I concur in the result in this case because, given Silvestri, the jury instructions in this case cannot be found deficient. Nevertheless, I think they were deficient. And, I am convinced that Silvestri was wrongly decided.

. In Silvestri, the district court told the jury that 18 U.S.C. § 1341, "makes it a federal crime or offense for anyone to use the United States mails in carrying out a scheme to defraud,” and that 18 U.S.C. § 1343 "makes it a federal crime or offense for anyone to use an interstate wire communications facility in carrying out a scheme to defraud.” Silvestri, 409 F.3d at 1326.

. If this holding that mail fraud and wire fraud are within the common understanding of jurors is correct, then it must also be true that a defendant charged with mail fraud or wire fraud is not entitled to have the jury instructed on the elements of that offense. That cannot be the law.

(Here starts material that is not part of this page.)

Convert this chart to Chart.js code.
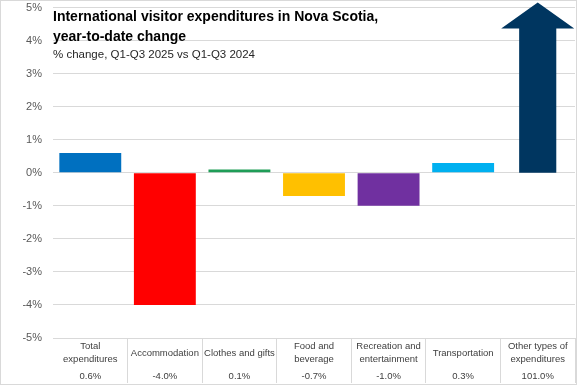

. The majority opinion misleadingly asserts that the Government did not have to prove any of the elements of mail fraud. While it is true that the Government did not have to prove that Martinelli himself engaged in behavior satisfying each of the elements of that crime, the Government did have to prove, beyond a reasonable doubt, that the monies it accused Martinelli of conspiring to launder were, in fact, proceeds of mail fraud. See 18 U.S.C. § 1956(a)(1). Thus, the Government had to prove that mail fraud (including all its elements) was committed and generated those monies.